I have been impressed with the Lib Dems in power thus far .David Laws in particular.
Cicero said…
Quite an admission, given the way we crossed swords in the past, Newmania. I, in turn, must offer a generous admission, that I was wrong about David Cameron too. The point is that the coalition has turned out- as we in the Lib Dems certainly hoped- to be more than the sum of the parts... if the nutters amongst the excluded Tories can be kept under control, this could be the best government in nearly 100 years.

Heaven knows, our country needs it..
G Eagle Esq said…
N'mania " .... I have been impressed by the Lb Dems ..."

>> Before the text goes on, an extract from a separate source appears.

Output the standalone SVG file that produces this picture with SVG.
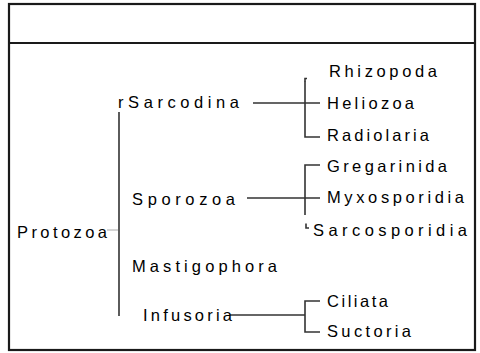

Cicero ".... I was wrong about David Cameron too ..."

Salve, Magister Cicero

I flatter myself that I agree with you and the incisive Magistro Newmania on so many things

.... apart of course on whether Tenterden should be towed into the North Sea and sunk to form a Breakwater protecting the Norfolk Coast from the erosions of the Sea & Socialism

AND I hope that your (plural) optimisms prove to be vindicated

BUT the Night is Young .....

We have seen only a minimal gesture towards the massive reductions required in State-Over-Spending

AND INDEED we must not forget the wisdoms of our Roman Ancestors :

CARTHAGO EST DELENDA

Vale

Aquila non Candida
Newmania said…
I don`t see it quite that way , its an interesting subject , but I share your enthusiasm overall
Left Lib said…
Hang on. I thought THIS government was going to pass populist policies on immigration?
Indeed, isn't it David Cameron who is now in thrall to the previous New Labour Rupert Murdoch?
It is clear that the reason that you want Labour to die is that you don't like it. However that in itself is the not reason that will cause Labour to die, should it in fact do so.
It was the Liberal Democrats who supported the nationalisation of Northern Rock, before even Labour managed it. It is nice to have socialism as an option when all else fails.
Ian R Thorpe said…
I too would have loved to see Diane Abbott in with a decent shout. But of course she never had a chance. I wonder if her candidacy was simply a ploy to prove to skeptics that a smooth succession for New Labour's aointed one was being orchestrated by the Prince Of Darkness Peter M.